Eucaliptos Ao lado da casa, em cerca de 16 hectares do terreno, Iracilda plantou eucaliptos, uma cultura muito mais comum em terrenos de grandes empresas fornecedoras do setor de siderurgia do que em um assentamento de sem-terra. “Fomos aceitos pela comunidade”, diz Iracilda. A moradora do assentamento afirma ter adquirido o terreno por R$ 15 mil. “Pagamos apenas pela benfeitoria (uma pequena casa e um curral), já que o terreno é do Incra”, diz. Conforme as regras do instituto, ao ser assentado o sem-terra recebe apenas o CCU. A escritura do terreno é fornecida somente depois de 15 anos de uso da área.

A família de Iracilda chegou ao Zumbi dos Palmares depois de ler um anúncio no jornal. “Meus filhos viram que uma pessoa queria se desfazer da terra em um outro assentamento. Lá a negociação não deu certo. Mas achamos esse, onde construímos a casa”, conta.

O Sindicato dos Trabalhadores Rurais de Uberlândia (STRU) culpa o Incra pela debandada de sem-terra do Zumbi dos Palmares. Afirma não haver assistência técnica nem crédito para os produtores. “Enquanto a reforma agrária não for uma política de Estado, e não de governo, nada vai mudar”, afirma o assessor do sindicato para o assunto, Django Alves da Silva.

Saiba mais…

Vigilante O lote em que a casa de Iracilda foi construída era usado por José Rosa Filho, 57, o segundo a comprar o terreno depois de o sem-terra original decidir deixar o assentamento. Ficou apenas um ano no local, em meados dos anos 2000, e vendeu a benfeitoria para a família de Iracilda depois de um problema na coluna vertebral que o impedia de continuar trabalhando na terra, diz. Hoje, mora em uma pequena casa improvisada a 10 metros da rodovia. O local faz parte da área total do Zumbi dos Palmares e, conforme o projeto inicial do governo, seria usada para construção de lojas onde seria vendida a produção do assentamento. José atualmente trabalha como vigilante noturno de máquinas das empresas responsáveis por obras na BR-365.
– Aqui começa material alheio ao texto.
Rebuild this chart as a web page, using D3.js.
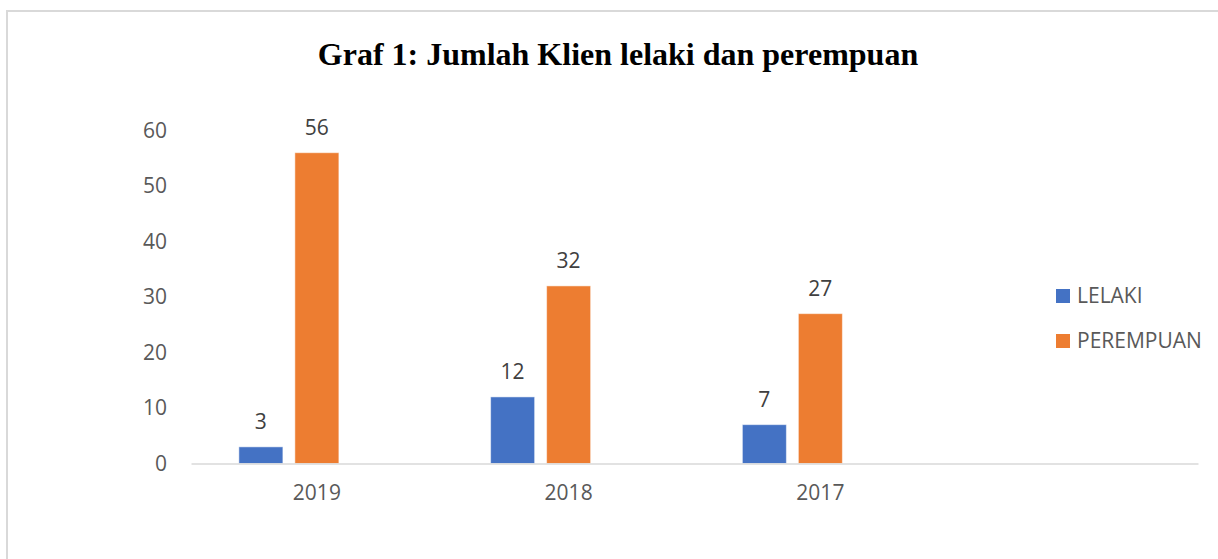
<!DOCTYPE html>
<html>
<head>
<meta charset="utf-8">
<script src="https://cdn.jsdelivr.net/npm/d3@7"></script>
<style>
  body { margin: 0; background: #fff; }
  svg { display: block; }
</style>
</head>
<body>
<div id="chart"></div>
<script>
// data
const years = ["2019", "2018", "2017", ""];   // the 4th slot is an empty category in the original sheet
const lelaki = [3, 12, 7, null];
const perempuan = [56, 32, 27, null];
const seriesNames = ["LELAKI", "PEREMPUAN"];
const seriesColors = ["#4472C4", "#ED7D31"];
const yTicks = [0, 10, 20, 30, 40, 50, 60];

const W = 1218, H = 559;
const svg = d3.select("#chart").append("svg").attr("width", W).attr("height", H);

// frame around the chart area
svg.append("path")
    .attr("d", `M7,${H + 5} V11 H${W + 5}`)
    .attr("fill", "none").attr("stroke", "#D9D9D9").attr("stroke-width", 2);

// title
svg.append("text")
    .attr("x", 618).attr("y", 65)
    .attr("text-anchor", "middle")
    .style("font-family", "'Liberation Serif', 'Times New Roman', serif")
    .style("font-weight", "bold").style("font-size", "32px")
    .text("Graf 1: Jumlah Klien lelaki dan perempuan");

const x0 = d3.scaleBand().domain(years).range([191, 1198]).paddingInner(0).paddingOuter(0);
// three bar slots per group; Excel kept room for a third (empty) series
const x1 = d3.scaleBand().domain([0, 1, 2]).range([0, 156]).paddingInner(0.214);
const y = d3.scaleLinear().domain([0, 60]).range([463.5, 130.5]);

const font = "'Open Sans', 'Noto Sans', sans-serif";
const fs = "21px";

// y axis labels (no gridlines)
svg.append("g").selectAll("text").data(yTicks).enter().append("text")
    .attr("x", 167).attr("y", d => y(d)).attr("dy", "0.35em")
    .attr("text-anchor", "end")
    .style("font-family", font).style("font-size", fs).style("fill", "#595959")
    .text(d => d);

// bars
const series = [lelaki, perempuan];
const groups = svg.append("g").selectAll("g").data(years).enter().append("g")
    .attr("transform", d => `translate(${x0(d) + x0.bandwidth() / 2 - 78},0)`);

series.forEach((vals, si) => {
    groups.filter((d, i) => vals[i] != null)
        .append("rect")
        .attr("x", x1(si))
        .attr("width", x1.bandwidth())
        .attr("y", (d) => y(vals[years.indexOf(d)]))
        .attr("height", (d) => y(0) - y(vals[years.indexOf(d)]))
        .attr("fill", seriesColors[si])
        .attr("stroke", "#fff").attr("stroke-opacity", 0.5).attr("stroke-width", 1);

    groups.filter((d, i) => vals[i] != null)
        .append("text")
        .attr("x", x1(si) + x1.bandwidth() / 2)
        .attr("y", (d) => y(vals[years.indexOf(d)]) - 18)
        .attr("text-anchor", "middle")
        .style("font-family", font).style("font-size", fs).style("fill", "#404040")
        .text(d => vals[years.indexOf(d)]);
});

// x axis
const xAxis = svg.append("g").attr("transform", `translate(0,${y(0)})`)
    .call(d3.axisBottom(x0).tickSize(0).tickPadding(22));
xAxis.select(".domain").attr("stroke", "#D9D9D9").attr("stroke-width", 1.5);
xAxis.selectAll("text")
    .style("font-family", font).style("font-size", fs).style("fill", "#595959");

// legend
const legend = svg.append("g").attr("transform", "translate(1056,289)");
seriesNames.forEach((name, i) => {
    const item = legend.append("g").attr("transform", `translate(0,${i * 45})`);
    item.append("rect").attr("width", 14).attr("height", 14).attr("fill", seriesColors[i]);
    item.append("text").attr("x", 21).attr("y", 7).attr("dy", "0.35em")
        .style("font-family", font).style("font-size", fs).style("fill", "#595959")
        .text(name);
});
</script>
</body>
</html>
É às portas de José que o caminhão para transporte de leite acessa a estrada que liga a BR-365 ao Zumbi dos Palmares. O veículo faz uma única viagem por dia, para coletar a produção de apenas uma propriedade – uma rotina que, a julgar pela atual situação do assentamento e dos seus ocupantes, tende a prosseguir por muito mais tempo.

Retomada

O superintendente do Incra/MG, Carlos Calazans, disse que o instituto já está promovendo a retomada dos lotes vendidos à revelia da lei. Segundo ele, vários proprietários já foram notificados e será intensificada a fiscalização. Levantamento do Incra indica que entre 2001 e 2011 o instituto excluiu do Programa Nacional de Reforma Agrária 2.019 beneficiários em Minas. Há, atualmente, no estado 266 assentamentos criados pelo Incra com cerca de 15 mil famílias. O instituto informa que, em 2011, das 379 famílias assentadas em Minas Gerais, 295 foram em lotes retomados.